===== SOURCE MATERIAL
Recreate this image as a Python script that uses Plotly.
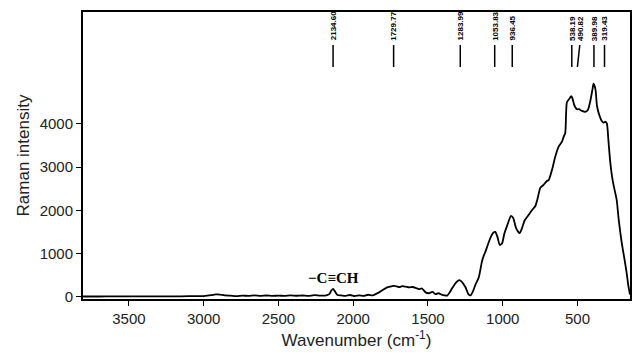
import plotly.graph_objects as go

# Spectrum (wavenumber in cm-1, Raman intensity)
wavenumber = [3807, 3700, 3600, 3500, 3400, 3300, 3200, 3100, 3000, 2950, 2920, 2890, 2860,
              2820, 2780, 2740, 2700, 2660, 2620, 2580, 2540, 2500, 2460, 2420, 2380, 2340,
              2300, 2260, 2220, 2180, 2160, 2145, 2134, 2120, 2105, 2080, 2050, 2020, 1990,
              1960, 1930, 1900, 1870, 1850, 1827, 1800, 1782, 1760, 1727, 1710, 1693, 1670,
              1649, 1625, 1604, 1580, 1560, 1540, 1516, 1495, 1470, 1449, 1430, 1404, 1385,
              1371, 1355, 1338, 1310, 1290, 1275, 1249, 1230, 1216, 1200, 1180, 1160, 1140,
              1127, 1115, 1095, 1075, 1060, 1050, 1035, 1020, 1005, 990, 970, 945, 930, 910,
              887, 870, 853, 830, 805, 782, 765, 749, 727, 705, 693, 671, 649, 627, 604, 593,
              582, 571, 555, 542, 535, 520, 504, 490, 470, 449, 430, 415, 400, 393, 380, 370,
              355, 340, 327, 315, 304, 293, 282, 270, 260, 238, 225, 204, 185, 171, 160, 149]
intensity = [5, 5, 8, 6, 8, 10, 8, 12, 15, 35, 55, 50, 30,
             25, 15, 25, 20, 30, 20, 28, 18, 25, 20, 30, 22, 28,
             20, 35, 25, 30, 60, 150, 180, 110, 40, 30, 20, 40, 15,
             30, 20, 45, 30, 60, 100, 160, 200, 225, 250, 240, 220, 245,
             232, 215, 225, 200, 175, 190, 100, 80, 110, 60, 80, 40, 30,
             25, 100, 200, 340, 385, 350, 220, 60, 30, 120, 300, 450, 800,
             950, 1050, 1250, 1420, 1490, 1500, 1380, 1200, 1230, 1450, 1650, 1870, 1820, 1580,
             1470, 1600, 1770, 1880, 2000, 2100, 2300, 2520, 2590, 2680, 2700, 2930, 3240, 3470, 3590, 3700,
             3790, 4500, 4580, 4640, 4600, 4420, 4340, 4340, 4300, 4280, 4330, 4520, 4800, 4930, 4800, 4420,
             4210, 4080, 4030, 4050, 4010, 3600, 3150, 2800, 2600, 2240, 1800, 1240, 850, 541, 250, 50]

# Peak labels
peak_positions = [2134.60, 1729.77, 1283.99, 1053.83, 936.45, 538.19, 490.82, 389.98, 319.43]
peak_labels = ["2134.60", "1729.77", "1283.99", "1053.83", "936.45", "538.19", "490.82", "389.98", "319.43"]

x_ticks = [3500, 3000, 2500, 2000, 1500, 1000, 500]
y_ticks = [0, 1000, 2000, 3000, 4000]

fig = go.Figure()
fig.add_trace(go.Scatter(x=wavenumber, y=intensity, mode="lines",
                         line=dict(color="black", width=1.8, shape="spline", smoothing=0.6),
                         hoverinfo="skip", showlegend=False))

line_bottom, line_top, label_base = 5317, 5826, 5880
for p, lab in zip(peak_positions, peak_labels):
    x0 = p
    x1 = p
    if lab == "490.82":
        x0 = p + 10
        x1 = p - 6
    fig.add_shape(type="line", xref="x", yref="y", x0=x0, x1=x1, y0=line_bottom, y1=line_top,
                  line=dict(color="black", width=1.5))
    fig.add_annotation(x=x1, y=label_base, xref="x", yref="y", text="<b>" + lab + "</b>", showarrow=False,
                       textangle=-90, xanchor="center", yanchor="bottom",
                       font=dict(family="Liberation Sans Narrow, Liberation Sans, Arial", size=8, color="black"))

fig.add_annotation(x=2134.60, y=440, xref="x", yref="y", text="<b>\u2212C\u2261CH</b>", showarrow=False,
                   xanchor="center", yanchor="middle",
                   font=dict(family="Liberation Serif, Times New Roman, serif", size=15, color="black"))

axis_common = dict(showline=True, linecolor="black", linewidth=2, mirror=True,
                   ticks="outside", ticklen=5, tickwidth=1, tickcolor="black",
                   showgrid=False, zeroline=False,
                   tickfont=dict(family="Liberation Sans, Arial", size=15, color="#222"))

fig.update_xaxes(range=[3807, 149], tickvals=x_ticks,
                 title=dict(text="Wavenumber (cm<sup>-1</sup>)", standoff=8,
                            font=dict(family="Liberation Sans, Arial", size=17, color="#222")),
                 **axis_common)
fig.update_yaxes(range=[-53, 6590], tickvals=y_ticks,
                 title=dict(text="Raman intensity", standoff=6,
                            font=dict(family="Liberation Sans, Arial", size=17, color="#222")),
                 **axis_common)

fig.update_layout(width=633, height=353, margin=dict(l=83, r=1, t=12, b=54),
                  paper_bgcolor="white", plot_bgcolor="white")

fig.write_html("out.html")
==========
*EXERCISE:* Transcribe each line above verbatim, with the pictures left out.

*TASK SOLUTION:*
Recreate this image as a Python script that uses Plotly.
import plotly.graph_objects as go

# Spectrum (wavenumber in cm-1, Raman intensity)
wavenumber = [3807, 3700, 3600, 3500, 3400, 3300, 3200, 3100, 3000, 2950, 2920, 2890, 2860,
              2820, 2780, 2740, 2700, 2660, 2620, 2580, 2540, 2500, 2460, 2420, 2380, 2340,
              2300, 2260, 2220, 2180, 2160, 2145, 2134, 2120, 2105, 2080, 2050, 2020, 1990,
              1960, 1930, 1900, 1870, 1850, 1827, 1800, 1782, 1760, 1727, 1710, 1693, 1670,
              1649, 1625, 1604, 1580, 1560, 1540, 1516, 1495, 1470, 1449, 1430, 1404, 1385,
              1371, 1355, 1338, 1310, 1290, 1275, 1249, 1230, 1216, 1200, 1180, 1160, 1140,
              1127, 1115, 1095, 1075, 1060, 1050, 1035, 1020, 1005, 990, 970, 945, 930, 910,
              887, 870, 853, 830, 805, 782, 765, 749, 727, 705, 693, 671, 649, 627, 604, 593,
              582, 571, 555, 542, 535, 520, 504, 490, 470, 449, 430, 415, 400, 393, 380, 370,
              355, 340, 327, 315, 304, 293, 282, 270, 260, 238, 225, 204, 185, 171, 160, 149]
intensity = [5, 5, 8, 6, 8, 10, 8, 12, 15, 35, 55, 50, 30,
             25, 15, 25, 20, 30, 20, 28, 18, 25, 20, 30, 22, 28,
             20, 35, 25, 30, 60, 150, 180, 110, 40, 30, 20, 40, 15,
             30, 20, 45, 30, 60, 100, 160, 200, 225, 250, 240, 220, 245,
             232, 215, 225, 200, 175, 190, 100, 80, 110, 60, 80, 40, 30,
             25, 100, 200, 340, 385, 350, 220, 60, 30, 120, 300, 450, 800,
             950, 1050, 1250, 1420, 1490, 1500, 1380, 1200, 1230, 1450, 1650, 1870, 1820, 1580,
             1470, 1600, 1770, 1880, 2000, 2100, 2300, 2520, 2590, 2680, 2700, 2930, 3240, 3470, 3590, 3700,
             3790, 4500, 4580, 4640, 4600, 4420, 4340, 4340, 4300, 4280, 4330, 4520, 4800, 4930, 4800, 4420,
             4210, 4080, 4030, 4050, 4010, 3600, 3150, 2800, 2600, 2240, 1800, 1240, 850, 541, 250, 50]

# Peak labels
peak_positions = [2134.60, 1729.77, 1283.99, 1053.83, 936.45, 538.19, 490.82, 389.98, 319.43]
peak_labels = ["2134.60", "1729.77", "1283.99", "1053.83", "936.45", "538.19", "490.82", "389.98", "319.43"]

x_ticks = [3500, 3000, 2500, 2000, 1500, 1000, 500]
y_ticks = [0, 1000, 2000, 3000, 4000]

fig = go.Figure()
fig.add_trace(go.Scatter(x=wavenumber, y=intensity, mode="lines",
                         line=dict(color="black", width=1.8, shape="spline", smoothing=0.6),
                         hoverinfo="skip", showlegend=False))

line_bottom, line_top, label_base = 5317, 5826, 5880
for p, lab in zip(peak_positions, peak_labels):
    x0 = p
    x1 = p
    if lab == "490.82":
        x0 = p + 10
        x1 = p - 6
    fig.add_shape(type="line", xref="x", yref="y", x0=x0, x1=x1, y0=line_bottom, y1=line_top,
                  line=dict(color="black", width=1.5))
    fig.add_annotation(x=x1, y=label_base, xref="x", yref="y", text="<b>" + lab + "</b>", showarrow=False,
                       textangle=-90, xanchor="center", yanchor="bottom",
                       font=dict(family="Liberation Sans Narrow, Liberation Sans, Arial", size=8, color="black"))

fig.add_annotation(x=2134.60, y=440, xref="x", yref="y", text="<b>\u2212C\u2261CH</b>", showarrow=False,
                   xanchor="center", yanchor="middle",
                   font=dict(family="Liberation Serif, Times New Roman, serif", size=15, color="black"))

axis_common = dict(showline=True, linecolor="black", linewidth=2, mirror=True,
                   ticks="outside", ticklen=5, tickwidth=1, tickcolor="black",
                   showgrid=False, zeroline=False,
                   tickfont=dict(family="Liberation Sans, Arial", size=15, color="#222"))

fig.update_xaxes(range=[3807, 149], tickvals=x_ticks,
                 title=dict(text="Wavenumber (cm<sup>-1</sup>)", standoff=8,
                            font=dict(family="Liberation Sans, Arial", size=17, color="#222")),
                 **axis_common)
fig.update_yaxes(range=[-53, 6590], tickvals=y_ticks,
                 title=dict(text="Raman intensity", standoff=6,
                            font=dict(family="Liberation Sans, Arial", size=17, color="#222")),
                 **axis_common)

fig.update_layout(width=633, height=353, margin=dict(l=83, r=1, t=12, b=54),
                  paper_bgcolor="white", plot_bgcolor="white")

fig.write_html("out.html")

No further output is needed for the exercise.